Morgan, in the matter of Brighton Hall Pty Ltd (in liq)  FCA 970 considered whether a liquidator can claim remuneration in preference to third parties who would otherwise be given priority under s 562 of the Corporations Act 2001 (Cth) (CA).
Brighton Hall Securities Pty Ltd (in liquidation) (Company) provided financial services to investors. Between 2001 and 2005, the Company advised clients to invest in property development schemes marketed by the Westpoint Group of companies (Westpoint). However, by late 2005 Westpoint had gone into external administration. In May 2005, the Company began receiving claims from clients who had invested in Westpoint. In accordance with their insurance policy, the Company notified Allianz (Insurer) about these claims. As a result, the Company was unable to renew their insurance policy and, as of May 2007, was unable to operate as a financial services provider. In September 2007, three liquidators were appointed as joint and several liquidators of the Company - Mr McMaster, Mr James and Mr Morgan. Both Mr McMaster and Mr James subsequently retired from their positions in 2011.
There were several companies in the Westpoint Group including Market Street Mezzanine Ltd (Market Street). The Company advised clients to invest in ‘Market Street Mezzanine Notes’ issued by Market Street. In 2002, Market Street entered into a Deed of Trust with State Trustees Limited (State Trustees). State Trustees acted as the trustee for holders of the Mezzanine Notes.
In March 2008, ASIC commenced proceedings against State Trustees on behalf of Mr and Mrs Casey, former Westpoint investors (Casey proceedings). On 16 March 2009, the Court granted leave to State Trustees to commence a cross claim against the Company seeking indemnity and/or contribution. State Trustees commenced the cross claim on 19 March 2009.
In December 2009, ASIC and State Trustees settled the matter and executed a deed of settlement. In February 2010, the Court made orders; however the cross claim remained on foot.
On 7 October 2009, ASIC commenced proceedings against the Company on behalf of Mrs Lawrence, a Westpoint investor (Lawrence proceedings). In November 2009, the Court granted ASIC leave to commence proceedings under s 50 of the ASIC Act 2001 (Cth). The Company did not enter an appearance or file a defence in this proceeding.
The liquidator for the Company, Mr Morgan (Liquidator), applied to the Court for orders about how to distribute $2 million in settlement monies received from the Insurer in satisfaction of a claim under the Company’s insurance policy towards the Company’s liability to third parties.
The Court addressed several key questions when reaching a decision about the distribution of the insurance proceeds. This article will focus on the questions relating to remuneration of the liquidators.
Should the costs of the Liquidator’s application be paid from the insurance proceeds?

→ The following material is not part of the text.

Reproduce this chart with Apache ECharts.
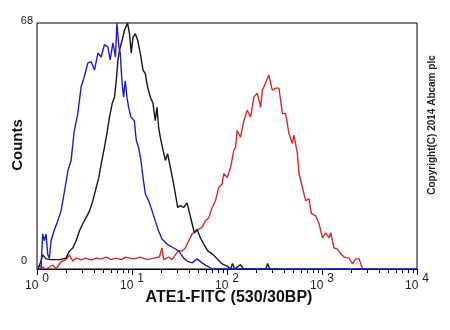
<!DOCTYPE html>
<html>
<head>
<meta charset="utf-8">
<script src="https://cdn.jsdelivr.net/npm/echarts@6/dist/echarts.min.js"></script>
<style>
  html, body { margin: 0; padding: 0; background: #fff; }
  #chart { width: 450px; height: 330px; }
</style>
</head>
<body>
<div id="chart"></div>
<script>
// FITC fluorescence is plotted in decades (log10 of intensity), counts on y.
const decadeExponents = ['0', '1', '2', '3', '4'];
const countTicks = [0, 68];
const minorMultipliers = [2, 3, 4, 5, 6, 7, 8, 9];

// [log10 intensity, count]
const unlabelled = [
  [0.000, 0], [0.042, 0], [0.060, 9.7], [0.077, 7.8], [0.095, 9.7], [0.113, 4], [0.130, 3],
  [0.148, 7.8], [0.179, 10.5], [0.218, 13.3], [0.253, 16], [0.285, 20.8], [0.324, 27],
  [0.359, 30], [0.391, 38], [0.430, 43], [0.464, 50.3], [0.496, 53], [0.535, 56.9],
  [0.570, 57.3], [0.605, 55], [0.641, 59.7], [0.675, 58.6], [0.710, 62], [0.746, 61.4],
  [0.770, 57.8], [0.799, 62.5], [0.826, 58.6], [0.841, 68], [0.862, 61.4], [0.876, 59.7],
  [0.894, 52], [0.911, 47.5], [0.929, 52], [0.947, 47.5], [0.964, 44.7], [0.989, 42],
  [1.024, 41], [1.045, 35.6], [1.069, 33.6], [1.094, 30], [1.116, 25.3], [1.140, 20.8],
  [1.175, 18.9], [1.211, 16.1], [1.245, 13.3], [1.280, 10.5], [1.316, 8.3], [1.369, 6.9],
  [1.439, 5.8], [1.491, 5], [1.544, 3], [1.580, 2.2], [1.633, 1.7], [1.685, 2.8],
  [1.738, 1.7], [1.791, 0.8], [1.844, 0], [4.000, 0]
];

const isotype = [
  [0.011, 0], [0.042, 2.2], [0.060, 3.9], [0.095, 2.8], [0.148, 2.6], [0.235, 2.6],
  [0.306, 3], [0.341, 5], [0.377, 5.8], [0.412, 7.8], [0.446, 10.5], [0.482, 12.5],
  [0.517, 14.2], [0.552, 16], [0.588, 18.9], [0.623, 22.5], [0.651, 25.3], [0.675, 29],
  [0.710, 33.6], [0.736, 37.5], [0.763, 42], [0.792, 45.8], [0.816, 47.5], [0.834, 52],
  [0.852, 57.8], [0.869, 60.6], [0.897, 63.3], [0.921, 66], [0.953, 68], [0.974, 65],
  [0.992, 59.7], [1.010, 64], [1.034, 65], [1.059, 63.3], [1.087, 59.7], [1.116, 55],
  [1.140, 54], [1.164, 50.3], [1.193, 47.5], [1.221, 45.8], [1.245, 41], [1.263, 44.7],
  [1.280, 39.2], [1.298, 36.4], [1.327, 32.8], [1.351, 30], [1.375, 31.9], [1.404, 28],
  [1.432, 24.4], [1.456, 20.8], [1.481, 17], [1.509, 17.5], [1.544, 17], [1.580, 18.3],
  [1.607, 15.3], [1.633, 12.5], [1.657, 10], [1.685, 11], [1.720, 8.6], [1.755, 6.9],
  [1.797, 5], [1.844, 4.2], [1.897, 2.8], [1.949, 1.4], [2.002, 0.8], [2.037, 0],
  [2.058, 1.5], [2.079, 0], [2.142, 1.2], [2.174, 0], [2.410, 0], [2.427, 1.5],
  [2.450, 0], [2.500, 0]
];

const ate1 = [
  [0.011, 0.8], [0.042, 0.8], [0.095, 0], [0.166, 1.1], [0.201, 0], [0.253, 2],
  [0.306, 2.6], [0.341, 3.9], [0.377, 2.2], [0.412, 3], [0.464, 2.5], [0.517, 3],
  [0.570, 2.5], [0.623, 3], [0.675, 2.8], [0.728, 3.3], [0.781, 2.6], [0.834, 3],
  [0.887, 2.6], [0.932, 3.3], [1.013, 2.8], [1.087, 3.3], [1.158, 2.6], [1.227, 3],
  [1.288, 3.3], [1.316, 5.8], [1.333, 2.6], [1.386, 3.3], [1.422, 2.6], [1.456, 3.9],
  [1.491, 5], [1.527, 5], [1.562, 5.8], [1.597, 7.8], [1.633, 9.7], [1.668, 10.3],
  [1.702, 11], [1.738, 11.5], [1.773, 13.3], [1.808, 14.2], [1.844, 17], [1.879, 18.9],
  [1.913, 22.5], [1.949, 23.5], [1.966, 26.4], [2.002, 25.3], [2.037, 28], [2.072, 32.8],
  [2.090, 33.6], [2.107, 38.3], [2.142, 36.4], [2.177, 41], [2.213, 43.9], [2.248, 42],
  [2.283, 47.5], [2.318, 48.6], [2.354, 44.7], [2.372, 49.4], [2.406, 51.4], [2.441, 53.6],
  [2.477, 49.4], [2.512, 50], [2.547, 50], [2.583, 43], [2.617, 43], [2.652, 37.5],
  [2.688, 34.7], [2.705, 37], [2.741, 31.9], [2.758, 26.4], [2.794, 22.5], [2.828, 18.9],
  [2.863, 19.4], [2.889, 15.3], [2.934, 14.7], [2.969, 12.5], [3.005, 8.6], [3.040, 10],
  [3.074, 8.6], [3.092, 10], [3.127, 5.8], [3.163, 5.5], [3.198, 4.2], [3.233, 3.3],
  [3.285, 3], [3.321, 1.4], [3.356, 2.8], [3.391, 2.8], [3.427, 0]
];

// minor tick positions: log10(k * 10^d)
const minorTicks = [];
for (let d = 0; d < decadeExponents.length - 1; d++) {
  minorMultipliers.forEach(k => minorTicks.push(d + Math.log10(k)));
}

const FONT = '"Liberation Sans", Arial, sans-serif';

const chart = echarts.init(document.getElementById('chart'), null, { renderer: 'canvas' });

function histLine(name, data, color) {
  return {
    name, type: 'line', data, showSymbol: false, symbol: 'none',
    lineStyle: { color, width: 1.4 }, animation: false, z: 3
  };
}

chart.setOption({
  animation: false,
  backgroundColor: '#fff',
  grid: {
    left: 37, right: 33, top: 23, bottom: 61,
    show: true, borderColor: '#000', borderWidth: 1, backgroundColor: 'transparent'
  },
  xAxis: {
    type: 'value', min: 0, max: 4, interval: 1, position: 'bottom',
    axisLine: { show: true, lineStyle: { color: '#000', width: 1 } },
    axisTick: { show: true, length: 6, lineStyle: { color: '#000', width: 1 } },
    splitLine: { show: false },
    axisLabel: {
      margin: 4,
      fontFamily: FONT, color: '#000',
      formatter: v => '{b|10}{s|' + decadeExponents[Math.round(v)] + '}',
      rich: {
        b: { fontSize: 12, fontFamily: FONT, color: '#222', padding: [6, 4, 0, 0] },
        s: { fontSize: 12, fontFamily: FONT, color: '#222', padding: [0, 0, 8, 0] }
      }
    }
  },
  yAxis: {
    type: 'value', min: countTicks[0], max: countTicks[1], interval: countTicks[1],
    axisLine: { show: false }, axisTick: { show: false }, splitLine: { show: false },
    axisLabel: {
      margin: 4,
      formatter: v => v === 0 ? '{lo|' + v + '}' : '{hi|' + v + '}',
      rich: {
        lo: { fontSize: 11, fontFamily: FONT, color: '#222', padding: [0, 6, 16, 0] },
        hi: { fontSize: 11, fontFamily: FONT, color: '#222', padding: [0, 0, 4, 0] }
      }
    }
  },
  graphic: [
    {
      type: 'text', x: 229, y: 298,
      style: { text: 'ATE1-FITC (530/30BP)', font: 'bold 16px ' + FONT, fill: '#111', align: 'center', verticalAlign: 'middle' }
    },
    {
      type: 'text', x: 18, y: 145, rotation: Math.PI / 2,
      style: { text: 'Counts', font: 'bold 15px ' + FONT, fill: '#111', align: 'center', verticalAlign: 'middle' }
    },
    {
      type: 'text', x: 432, y: 125, rotation: Math.PI / 2,
      style: { text: 'Copyright(C) 2014 Abcam plc', font: 'bold 10px ' + FONT, fill: '#222', align: 'center', verticalAlign: 'middle' }
    }
  ],
  series: [
    {
      // short minor tick marks below the x axis at 2..9 within each decade
      name: 'minorTicks', type: 'custom', clip: false, silent: true, z: 10,
      data: minorTicks.map(t => [t, 0]),
      renderItem: (params, api) => {
        const p = api.coord([api.value(0), 0]);
        return {
          type: 'line',
          shape: { x1: Math.round(p[0]) + 0.5, y1: p[1], x2: Math.round(p[0]) + 0.5, y2: p[1] + 4 },
          style: { stroke: '#000', lineWidth: 1 }
        };
      }
    },
    histLine('ATE1', ate1, '#e02424'),
    histLine('isotype', isotype, '#151515'),
    histLine('unlabelled', unlabelled, '#1c1cd2')
  ]
});
</script>
</body>
</html>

The Court referred to the case of Butterell v Douglas Group, where Young J observed that the ‘court traditionally has the power to order that the costs of people bona fide disputing as to the distribution of a fund be paid out of that fund’. The Court agreed with this interpretation and held that Mr Morgan should have costs of and incidental to the application awarded to him.
Was the Liquidator entitled to deduct his fees and expenses from the insurance proceeds?
The Court noted that the main area of dispute was whether Mr Morgan was allowed to deduct his remuneration from the insurance proceeds. The Court considered the term ‘expenses’ in the context of ss 562 and 556(1) of the CA. The held that the word ‘expenses’ as in s 562 of the CA should be given the same expansive meaning as in s 566 CA. As a matter of general law, Mr Morgan should be ‘entitled to fair remuneration in the circumstances of the case’.
In reviewing the statutory interpretation of the term ‘expenses’ the Court noted that it would be unlikely that the legislature would expect a liquidator to ‘work to achieve a benefit for creditors without being remunerated’. The Court also held that Mr Morgan was entitled to secure his right to an indemnity for costs and expenses by asserting an equitable lien over the proceeds.
This case reinforces the importance of a liquidator’s role in the winding up of a company and pursuing claims. Notably, creditors will have difficulty asserting a right to a settlement sum without acknowledging the costs the liquidator incurred in obtaining the result for the creditors.